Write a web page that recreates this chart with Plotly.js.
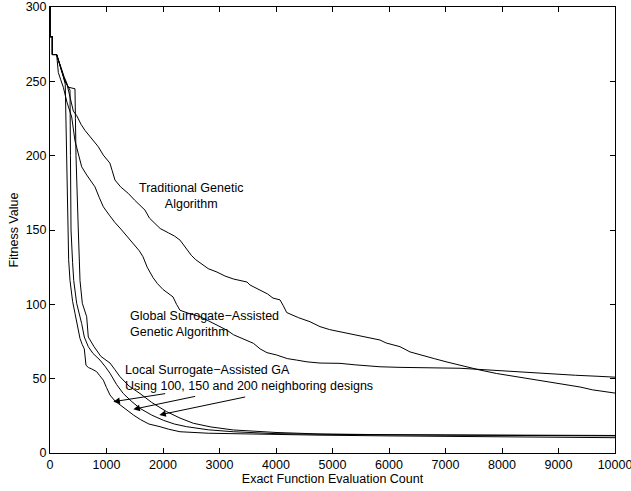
<!DOCTYPE html>
<html>
<head>
<meta charset="utf-8">
<script src="https://cdn.plot.ly/plotly-3.0.1.min.js"></script>
<style>html,body{margin:0;padding:0;background:#fff;}#chart{width:631px;height:491px;}</style>
</head>
<body>
<div id="chart"></div>
<script>
// Traditional Genetic Algorithm
const tradX = [0,0,41,41,118,150,200,250,295,350,413,472,550,619,708,780,855,943,1000,1060,1100,1150,1250,1386,1500,1600,1681,1760,1858,1950,2100,2200,2301,2400,2500,2580,2655,2800,2956,3100,3250,3400,3487,3540,3700,3850,3947,4071,4130,4189,4248,4400,4602,4779,4950,5133,5300,5500,5722,5840,5950,6100,6195,6372,6550,6800,7027,7300,7610,7900,8150,8372,8600,8850,9100,9381,9600,9800,10000];
const tradY = [300,280,280,268,268,264,259,253,249,240,230,227,221,217,212.7,209,206,200.4,198,195,190,183.6,179,174.6,170,166,163.4,158,154.7,151,148,146,143.2,138,133,130,127.8,124,121.7,119,117,115.5,115,113,110,107,104.2,103,99,94.5,93.5,91,88.3,85,83,81.6,80,78.5,77.1,76,74,72.5,71.5,68,66,63.5,61.2,58.5,55.8,53.5,52,50.4,49,47.5,46,44.4,42.5,41.5,40.3];

// Global Surrogate-Assisted GA
const globX = [0,0,41,41,118,147,190,236,300,384,442,501,561,650,720,796,870,944,1050,1150,1269,1380,1500,1580,1646,1720,1823,1900,2000,2100,2177,2240,2301,2450,2655,2800,2950,3127,3250,3400,3599,3720,3840,4012,4200,4366,4550,4779,5133,5400,5840,6195,6700,7257,7700,8100,8496,8900,9300,9700,10000];
const globY = [300,280,280,268,268,256,251,246,236,226,210,201.5,192.5,187,183,179,172,165.6,160,155,150,145,140,136,132,125,118,114,110,107,105,100,96,94,91.7,89,86,82.7,79.5,77,73.8,70,67.5,65.9,63.5,62.5,61.3,60.5,60.3,59.3,58,57.6,57.3,57,56,55,54,53,52.3,51.6,51];

// Local Surrogate-Assisted GA (100, 150 and 200 neighbouring designs)
const loc1X = [0,0,41,41,118,160,200,240,270,285,300,313,330,354,400,442,490,531,570,607,637,680,740,826,880,944,1000,1062,1150,1239,1350,1475,1600,1750,1947,2100,2301,2500,2800,3239,4000,4779,6000,7000,8000,9000,10000];
const loc1Y = [300,280,280,268,268,263,258,253,248,220,180,150,130,116,102,94,85,77,73,70,59,57.5,56.5,54.7,52,49,44,39,35,32.3,29,25.6,22.5,19.5,17.7,16,14.3,13.8,13.3,13,12.3,12,11.5,11.2,11,10.6,10.3];

const loc2X = [0,0,41,41,118,180,250,300,354,362,372,400,420,472,520,561,607,678,760,885,980,1062,1180,1297,1450,1593,1800,2006,2200,2419,2800,3245,4000,5000,7000,10000];
const loc2Y = [300,280,280,268,268,260,252,248,244,200,150,128,116,100.7,94,87,78,71.5,67,62.5,58,53.6,46,40,34.5,30,25.5,22,19.5,17.7,15.6,14.3,13,12.5,12,11.5];

const loc3X = [0,0,41,41,118,180,260,330,442,450,460,501,531,572,649,678,780,900,980,1062,1150,1239,1400,1593,1800,2065,2300,2537,2850,3245,4000,4779,6000,8000,10000];
const loc3Y = [300,280,280,268,268,260,250,246,245,225,200,150,116,100.7,91.7,78,71.5,65,63,60.5,56,51.3,45,40,34,27.8,23.5,20,17.5,15.5,13.8,12.8,12.3,12,11.8];

const xTicks = [0,1000,2000,3000,4000,5000,6000,7000,8000,9000,10000];
const yTicks = [0,50,100,150,200,250,300];

const lineStyle = {color:'#000', width:1};
const traces = [
  {x:tradX, y:tradY, mode:'lines', line:lineStyle, name:'Traditional GA'},
  {x:globX, y:globY, mode:'lines', line:lineStyle, name:'Global SAGA'},
  {x:loc1X, y:loc1Y, mode:'lines', line:lineStyle, name:'Local 100'},
  {x:loc2X, y:loc2Y, mode:'lines', line:lineStyle, name:'Local 150'},
  {x:loc3X, y:loc3Y, mode:'lines', line:lineStyle, name:'Local 200'}
];

const font = {family:'Liberation Sans, Arial, Helvetica, sans-serif', size:12.5, color:'#000'};
const arrowBase = {text:'', showarrow:true, arrowhead:2, arrowsize:1.3, arrowwidth:1, arrowcolor:'#000', axref:'x', ayref:'y', standoff:0};

const layout = {
  width:631, height:491,
  margin:{l:50, r:16, t:7, b:38},
  paper_bgcolor:'#fff', plot_bgcolor:'#fff',
  font:font,
  showlegend:false,
  xaxis:{
    range:[0,10000], tickvals:xTicks, ticktext:xTicks.map(String),
    ticks:'inside', ticklen:5, tickcolor:'#000', showline:true, linecolor:'#000', linewidth:1,
    mirror:'ticks', showgrid:false, zeroline:false, ticklabeloverflow:'allow',
    title:{text:'Exact Function Evaluation Count', font:font, standoff:2}
  },
  yaxis:{
    range:[0,300], tickvals:yTicks, ticktext:yTicks.map(String),
    ticks:'inside', ticklen:5, tickcolor:'#000', showline:true, linecolor:'#000', linewidth:1,
    mirror:'ticks', showgrid:false, zeroline:false, ticklabeloverflow:'allow',
    title:{text:'Fitness Value', font:font, standoff:4}
  },
  annotations:[
    {x:2496, y:172.8, xref:'x', yref:'y', text:'Traditional Genetic<br>Algorithm', showarrow:false, xanchor:'center', yanchor:'middle', align:'center', font:font},
    {x:1375, y:86.7, xref:'x', yref:'y', text:'Global Surrogate\u2212Assisted<br>Genetic Algorithm', showarrow:false, xanchor:'left', yanchor:'middle', align:'left', font:font},
    {x:1287, y:50.2, xref:'x', yref:'y', text:'Local Surrogate\u2212Assisted GA<br>Using 100, 150 and 200 neighboring designs', showarrow:false, xanchor:'left', yanchor:'middle', align:'left', font:font},
    Object.assign({x:1121, y:34.5, ax:2065, ay:40.1, xref:'x', yref:'y'}, arrowBase),
    Object.assign({x:1475, y:29.4, ax:2596, ay:38.3, xref:'x', yref:'y'}, arrowBase),
    Object.assign({x:1935, y:25.6, ax:3481, ay:37.9, xref:'x', yref:'y'}, arrowBase)
  ]
};

Plotly.newPlot('chart', traces, layout, {displayModeBar:false, staticPlot:true});
</script>
</body>
</html>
******
- _Work instructions_
Leave out the pictures and give the listing above again exactly.

- _Written answer_
Write a web page that recreates this chart with Plotly.js.
<!DOCTYPE html>
<html>
<head>
<meta charset="utf-8">
<script src="https://cdn.plot.ly/plotly-3.0.1.min.js"></script>
<style>html,body{margin:0;padding:0;background:#fff;}#chart{width:631px;height:491px;}</style>
</head>
<body>
<div id="chart"></div>
<script>
// Traditional Genetic Algorithm
const tradX = [0,0,41,41,118,150,200,250,295,350,413,472,550,619,708,780,855,943,1000,1060,1100,1150,1250,1386,1500,1600,1681,1760,1858,1950,2100,2200,2301,2400,2500,2580,2655,2800,2956,3100,3250,3400,3487,3540,3700,3850,3947,4071,4130,4189,4248,4400,4602,4779,4950,5133,5300,5500,5722,5840,5950,6100,6195,6372,6550,6800,7027,7300,7610,7900,8150,8372,8600,8850,9100,9381,9600,9800,10000];
const tradY = [300,280,280,268,268,264,259,253,249,240,230,227,221,217,212.7,209,206,200.4,198,195,190,183.6,179,174.6,170,166,163.4,158,154.7,151,148,146,143.2,138,133,130,127.8,124,121.7,119,117,115.5,115,113,110,107,104.2,103,99,94.5,93.5,91,88.3,85,83,81.6,80,78.5,77.1,76,74,72.5,71.5,68,66,63.5,61.2,58.5,55.8,53.5,52,50.4,49,47.5,46,44.4,42.5,41.5,40.3];

// Global Surrogate-Assisted GA
const globX = [0,0,41,41,118,147,190,236,300,384,442,501,561,650,720,796,870,944,1050,1150,1269,1380,1500,1580,1646,1720,1823,1900,2000,2100,2177,2240,2301,2450,2655,2800,2950,3127,3250,3400,3599,3720,3840,4012,4200,4366,4550,4779,5133,5400,5840,6195,6700,7257,7700,8100,8496,8900,9300,9700,10000];
const globY = [300,280,280,268,268,256,251,246,236,226,210,201.5,192.5,187,183,179,172,165.6,160,155,150,145,140,136,132,125,118,114,110,107,105,100,96,94,91.7,89,86,82.7,79.5,77,73.8,70,67.5,65.9,63.5,62.5,61.3,60.5,60.3,59.3,58,57.6,57.3,57,56,55,54,53,52.3,51.6,51];

// Local Surrogate-Assisted GA (100, 150 and 200 neighbouring designs)
const loc1X = [0,0,41,41,118,160,200,240,270,285,300,313,330,354,400,442,490,531,570,607,637,680,740,826,880,944,1000,1062,1150,1239,1350,1475,1600,1750,1947,2100,2301,2500,2800,3239,4000,4779,6000,7000,8000,9000,10000];
const loc1Y = [300,280,280,268,268,263,258,253,248,220,180,150,130,116,102,94,85,77,73,70,59,57.5,56.5,54.7,52,49,44,39,35,32.3,29,25.6,22.5,19.5,17.7,16,14.3,13.8,13.3,13,12.3,12,11.5,11.2,11,10.6,10.3];

const loc2X = [0,0,41,41,118,180,250,300,354,362,372,400,420,472,520,561,607,678,760,885,980,1062,1180,1297,1450,1593,1800,2006,2200,2419,2800,3245,4000,5000,7000,10000];
const loc2Y = [300,280,280,268,268,260,252,248,244,200,150,128,116,100.7,94,87,78,71.5,67,62.5,58,53.6,46,40,34.5,30,25.5,22,19.5,17.7,15.6,14.3,13,12.5,12,11.5];

const loc3X = [0,0,41,41,118,180,260,330,442,450,460,501,531,572,649,678,780,900,980,1062,1150,1239,1400,1593,1800,2065,2300,2537,2850,3245,4000,4779,6000,8000,10000];
const loc3Y = [300,280,280,268,268,260,250,246,245,225,200,150,116,100.7,91.7,78,71.5,65,63,60.5,56,51.3,45,40,34,27.8,23.5,20,17.5,15.5,13.8,12.8,12.3,12,11.8];

const xTicks = [0,1000,2000,3000,4000,5000,6000,7000,8000,9000,10000];
const yTicks = [0,50,100,150,200,250,300];

const lineStyle = {color:'#000', width:1};
const traces = [
  {x:tradX, y:tradY, mode:'lines', line:lineStyle, name:'Traditional GA'},
  {x:globX, y:globY, mode:'lines', line:lineStyle, name:'Global SAGA'},
  {x:loc1X, y:loc1Y, mode:'lines', line:lineStyle, name:'Local 100'},
  {x:loc2X, y:loc2Y, mode:'lines', line:lineStyle, name:'Local 150'},
  {x:loc3X, y:loc3Y, mode:'lines', line:lineStyle, name:'Local 200'}
];

const font = {family:'Liberation Sans, Arial, Helvetica, sans-serif', size:12.5, color:'#000'};
const arrowBase = {text:'', showarrow:true, arrowhead:2, arrowsize:1.3, arrowwidth:1, arrowcolor:'#000', axref:'x', ayref:'y', standoff:0};

const layout = {
  width:631, height:491,
  margin:{l:50, r:16, t:7, b:38},
  paper_bgcolor:'#fff', plot_bgcolor:'#fff',
  font:font,
  showlegend:false,
  xaxis:{
    range:[0,10000], tickvals:xTicks, ticktext:xTicks.map(String),
    ticks:'inside', ticklen:5, tickcolor:'#000', showline:true, linecolor:'#000', linewidth:1,
    mirror:'ticks', showgrid:false, zeroline:false, ticklabeloverflow:'allow',
    title:{text:'Exact Function Evaluation Count', font:font, standoff:2}
  },
  yaxis:{
    range:[0,300], tickvals:yTicks, ticktext:yTicks.map(String),
    ticks:'inside', ticklen:5, tickcolor:'#000', showline:true, linecolor:'#000', linewidth:1,
    mirror:'ticks', showgrid:false, zeroline:false, ticklabeloverflow:'allow',
    title:{text:'Fitness Value', font:font, standoff:4}
  },
  annotations:[
    {x:2496, y:172.8, xref:'x', yref:'y', text:'Traditional Genetic<br>Algorithm', showarrow:false, xanchor:'center', yanchor:'middle', align:'center', font:font},
    {x:1375, y:86.7, xref:'x', yref:'y', text:'Global Surrogate\u2212Assisted<br>Genetic Algorithm', showarrow:false, xanchor:'left', yanchor:'middle', align:'left', font:font},
    {x:1287, y:50.2, xref:'x', yref:'y', text:'Local Surrogate\u2212Assisted GA<br>Using 100, 150 and 200 neighboring designs', showarrow:false, xanchor:'left', yanchor:'middle', align:'left', font:font},
    Object.assign({x:1121, y:34.5, ax:2065, ay:40.1, xref:'x', yref:'y'}, arrowBase),
    Object.assign({x:1475, y:29.4, ax:2596, ay:38.3, xref:'x', yref:'y'}, arrowBase),
    Object.assign({x:1935, y:25.6, ax:3481, ay:37.9, xref:'x', yref:'y'}, arrowBase)
  ]
};

Plotly.newPlot('chart', traces, layout, {displayModeBar:false, staticPlot:true});
</script>
</body>
</html>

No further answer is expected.